La force du cinéma est de nous faire voir des choses inconnues, de nous emmener vers des terres inexplorées, et parfois de nous laisser entrevoir l’intimité de personnages ordinaires et de nous permettre d’être spectateur de choses inaccessibles et secrètes.
Dans « Amour », drame gériatrique qui est sorti le 24 octobre dernier précédé d’une réputation élogieuse et labélisé Palme d’Or à Cannes, Haneke a franchi une ligne et réalisé ce qui est peut-être l’œuvre la plus impudique et repoussante de ces dernières années.

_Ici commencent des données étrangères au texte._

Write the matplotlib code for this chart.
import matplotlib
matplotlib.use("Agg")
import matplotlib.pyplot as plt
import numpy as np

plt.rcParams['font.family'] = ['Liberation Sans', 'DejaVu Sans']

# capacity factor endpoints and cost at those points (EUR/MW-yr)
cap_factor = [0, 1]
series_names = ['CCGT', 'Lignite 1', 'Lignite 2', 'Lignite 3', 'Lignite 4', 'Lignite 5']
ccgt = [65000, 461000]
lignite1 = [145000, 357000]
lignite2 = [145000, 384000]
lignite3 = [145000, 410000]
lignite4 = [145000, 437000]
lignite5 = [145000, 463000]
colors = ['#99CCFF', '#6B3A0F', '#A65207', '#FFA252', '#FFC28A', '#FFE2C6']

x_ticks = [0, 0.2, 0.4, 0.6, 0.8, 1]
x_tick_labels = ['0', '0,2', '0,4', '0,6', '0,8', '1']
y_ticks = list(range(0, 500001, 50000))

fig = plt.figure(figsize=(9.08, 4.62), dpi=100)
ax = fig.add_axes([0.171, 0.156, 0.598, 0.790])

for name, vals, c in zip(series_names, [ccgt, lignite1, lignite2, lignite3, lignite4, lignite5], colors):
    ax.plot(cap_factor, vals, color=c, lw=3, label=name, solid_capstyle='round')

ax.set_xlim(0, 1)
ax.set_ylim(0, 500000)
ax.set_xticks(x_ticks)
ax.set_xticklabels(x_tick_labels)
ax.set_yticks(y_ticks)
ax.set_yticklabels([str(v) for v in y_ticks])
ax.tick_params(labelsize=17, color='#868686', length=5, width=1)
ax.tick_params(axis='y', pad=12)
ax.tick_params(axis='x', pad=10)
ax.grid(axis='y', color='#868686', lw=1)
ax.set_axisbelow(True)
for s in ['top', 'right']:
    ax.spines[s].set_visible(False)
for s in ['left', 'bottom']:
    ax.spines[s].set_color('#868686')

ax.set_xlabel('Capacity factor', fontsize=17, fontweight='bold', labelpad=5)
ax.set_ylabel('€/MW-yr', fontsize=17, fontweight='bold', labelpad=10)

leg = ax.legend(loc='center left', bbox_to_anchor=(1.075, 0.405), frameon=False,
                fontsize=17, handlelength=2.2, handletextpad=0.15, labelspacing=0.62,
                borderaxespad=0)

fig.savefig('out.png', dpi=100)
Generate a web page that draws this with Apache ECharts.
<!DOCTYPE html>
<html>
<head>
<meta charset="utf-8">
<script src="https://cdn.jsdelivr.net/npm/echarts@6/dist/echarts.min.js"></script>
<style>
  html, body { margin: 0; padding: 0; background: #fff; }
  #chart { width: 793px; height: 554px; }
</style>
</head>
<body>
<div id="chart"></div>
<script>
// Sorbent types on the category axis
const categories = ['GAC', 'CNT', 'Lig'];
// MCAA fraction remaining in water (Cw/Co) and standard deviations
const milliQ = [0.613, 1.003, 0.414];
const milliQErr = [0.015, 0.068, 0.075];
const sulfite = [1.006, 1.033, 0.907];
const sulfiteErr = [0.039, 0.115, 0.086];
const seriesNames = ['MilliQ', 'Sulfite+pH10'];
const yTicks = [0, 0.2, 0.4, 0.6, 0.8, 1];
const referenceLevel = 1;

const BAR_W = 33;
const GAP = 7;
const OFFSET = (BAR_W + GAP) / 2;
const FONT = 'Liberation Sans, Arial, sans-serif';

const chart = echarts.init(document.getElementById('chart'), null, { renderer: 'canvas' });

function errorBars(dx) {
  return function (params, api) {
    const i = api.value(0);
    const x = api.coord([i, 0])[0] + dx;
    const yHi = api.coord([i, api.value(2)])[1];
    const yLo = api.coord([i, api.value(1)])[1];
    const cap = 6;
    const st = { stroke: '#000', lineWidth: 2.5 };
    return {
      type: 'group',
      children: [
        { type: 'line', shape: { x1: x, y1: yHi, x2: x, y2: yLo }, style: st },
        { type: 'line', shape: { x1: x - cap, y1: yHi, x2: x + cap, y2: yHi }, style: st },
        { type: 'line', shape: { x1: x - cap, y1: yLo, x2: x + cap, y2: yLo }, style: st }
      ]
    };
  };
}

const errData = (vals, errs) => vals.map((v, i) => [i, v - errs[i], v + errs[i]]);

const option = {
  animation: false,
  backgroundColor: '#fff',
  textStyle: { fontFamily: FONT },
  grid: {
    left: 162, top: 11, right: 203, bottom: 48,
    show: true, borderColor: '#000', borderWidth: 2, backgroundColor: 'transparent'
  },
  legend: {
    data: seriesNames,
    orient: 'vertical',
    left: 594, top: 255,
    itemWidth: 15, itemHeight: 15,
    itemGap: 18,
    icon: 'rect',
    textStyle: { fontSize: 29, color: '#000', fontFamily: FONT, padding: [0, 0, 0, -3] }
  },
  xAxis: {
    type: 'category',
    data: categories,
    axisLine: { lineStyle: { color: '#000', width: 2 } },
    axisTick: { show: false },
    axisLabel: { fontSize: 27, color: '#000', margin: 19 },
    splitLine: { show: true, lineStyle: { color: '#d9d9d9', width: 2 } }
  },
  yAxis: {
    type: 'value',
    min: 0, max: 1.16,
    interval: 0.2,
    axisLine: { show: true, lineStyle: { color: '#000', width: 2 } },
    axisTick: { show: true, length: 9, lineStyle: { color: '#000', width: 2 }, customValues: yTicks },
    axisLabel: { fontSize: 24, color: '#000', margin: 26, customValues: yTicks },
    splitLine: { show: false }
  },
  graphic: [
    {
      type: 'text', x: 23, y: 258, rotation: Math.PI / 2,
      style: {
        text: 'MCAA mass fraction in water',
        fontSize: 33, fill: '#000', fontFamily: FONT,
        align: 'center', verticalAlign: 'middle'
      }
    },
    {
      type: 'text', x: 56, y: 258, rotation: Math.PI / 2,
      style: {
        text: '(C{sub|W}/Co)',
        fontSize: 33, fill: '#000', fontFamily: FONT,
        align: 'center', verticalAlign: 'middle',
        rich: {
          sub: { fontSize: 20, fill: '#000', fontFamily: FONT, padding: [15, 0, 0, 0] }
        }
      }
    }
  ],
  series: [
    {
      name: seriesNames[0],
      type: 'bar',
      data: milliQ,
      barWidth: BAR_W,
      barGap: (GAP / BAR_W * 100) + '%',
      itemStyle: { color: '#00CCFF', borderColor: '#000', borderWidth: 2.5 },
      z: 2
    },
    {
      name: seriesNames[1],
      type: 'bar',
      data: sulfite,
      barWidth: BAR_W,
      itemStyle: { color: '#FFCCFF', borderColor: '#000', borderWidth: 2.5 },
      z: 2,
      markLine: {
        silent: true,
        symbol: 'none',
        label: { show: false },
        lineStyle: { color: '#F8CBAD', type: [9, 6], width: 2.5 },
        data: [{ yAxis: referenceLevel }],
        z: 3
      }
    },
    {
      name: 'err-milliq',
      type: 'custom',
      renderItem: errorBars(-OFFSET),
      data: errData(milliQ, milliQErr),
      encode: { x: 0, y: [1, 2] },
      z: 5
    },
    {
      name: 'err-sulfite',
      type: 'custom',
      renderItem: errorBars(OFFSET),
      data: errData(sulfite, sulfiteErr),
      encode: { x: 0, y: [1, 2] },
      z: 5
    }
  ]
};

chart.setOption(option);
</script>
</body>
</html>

« Amour » est un film voyeur, réalisé par un voyeur et pour un public de voyeurs. Haneke nous montre ce qui ne doit pas nécessairement être vu, et le fait de manière cynique et impassible, comme s’il décidait de s’éloigner de l’histoire qu’il est en train de nous raconter.Son film n’a aucune audace (on ne peut même pas l’accuser de provocation gratuite ou de complaisance, dans la mesure où le réalisateur ne s’engage sur rien, ne communique aucun sentiment).

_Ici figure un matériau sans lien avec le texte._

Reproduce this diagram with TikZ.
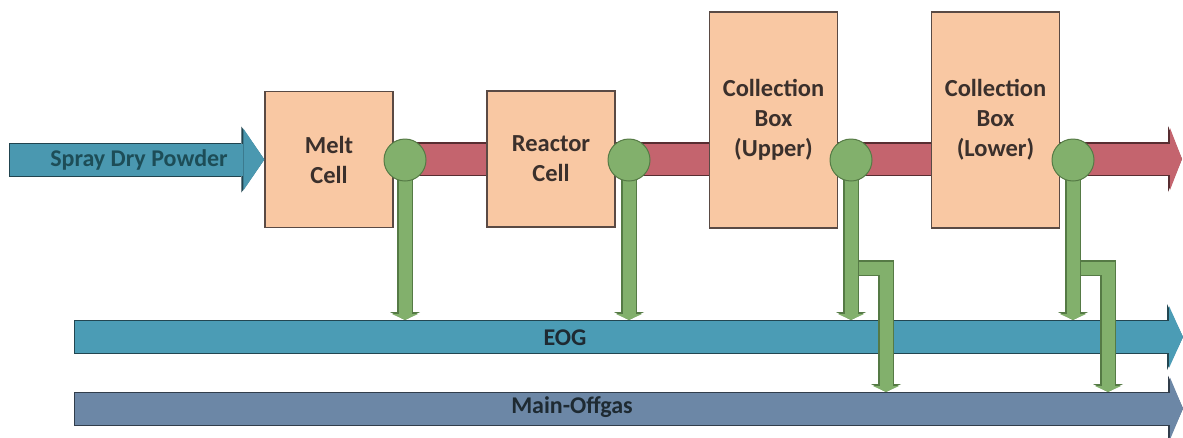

Le film s’intitule « Amour », mais il est difficile de s’attacher au couple formé par Anne et Georges, en partie à cause du jeu et de la diction d’Emmanuelle Riva et de Jean-Louis Trintignant (qui se parlent de manière très artificielle), mais surtout en raison de cette froideur constante qui pose une frontière entre le spectateur et les personnages. Le film n’est jamais touchant (les acteurs n’y peuvent rien; la mise en scène austère d’Heneke court-circuite toute émotion. On trouve, ça et là, des touches d’humour, et Emmanuelle Riva parvient à exprimer beaucoup de douleur dans de nombreuses séquences, hélas gâchées par les cadrages réfrigérants choisis par Haneke). Il y a une totale inadéquation entre le style clinique, distancié du metteur en scène et son sujet : ce qui fonctionnait dans « Caché » est ici purement révoltant et choquant. Le problème n’est pas dans le choix du thème, mais bien dans le traitement que le réalisateur fait de ce thème : il l’aborde sans réflexion, sans subjectivité. Au mieux, il se laisse aller à un symbolisme lourd (un pigeon échoué dans l’appartement, que Georges laisse s’envoler une première fois avant de recueillir et d’ « étouffer » sous une couverture).

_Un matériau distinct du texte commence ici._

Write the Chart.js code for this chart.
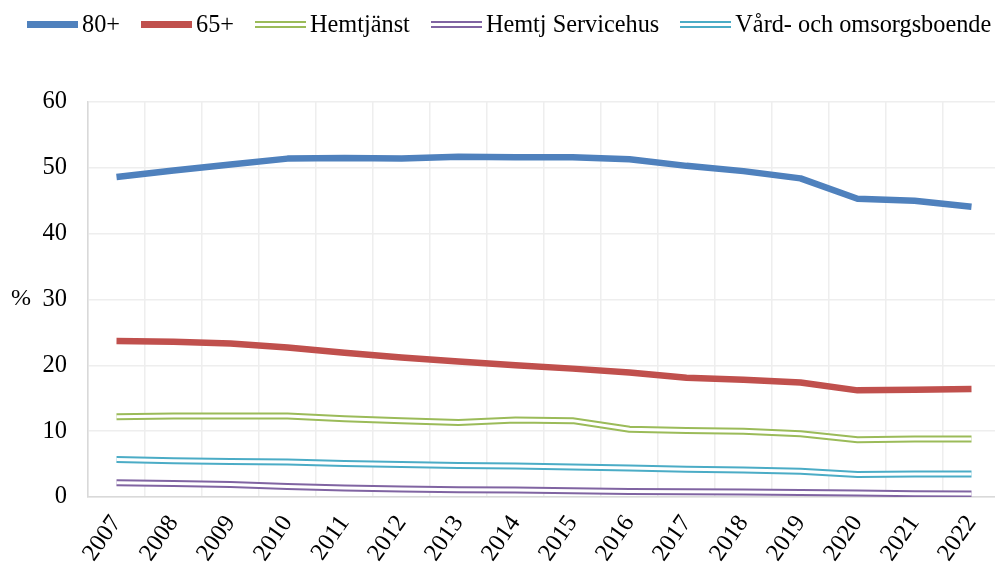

« Amour » reste un exercice de surface, qui effleure du bout des doigts les sujets difficiles de la vieillesse et de la maladie d’Alzheimer. Le pire élément de ce film est bien l’absence de point de vue, de regard, de parti pris. A coup de plans d’ensemble et d’absence de mouvements de caméra, Haneke garde une distance hypocrite et ignoble qui pousse son film vers les extrémités d’un documentaire malsain et lui donne une illusion de profondeur. Chaque nouvelle étape de la déchéance d’Anne est plus terrible que la précédente (Haneke ne nous épargne rien : on pense avoir vu dans une scène l’apothéose de l'abomination lorsqu’il nous balance sans transition, dans le plan suivant, une image plus terrible encore).
Un film d’horreur moderne, sans les frissons et l’exaltation que peut procurer la maîtrise du genre.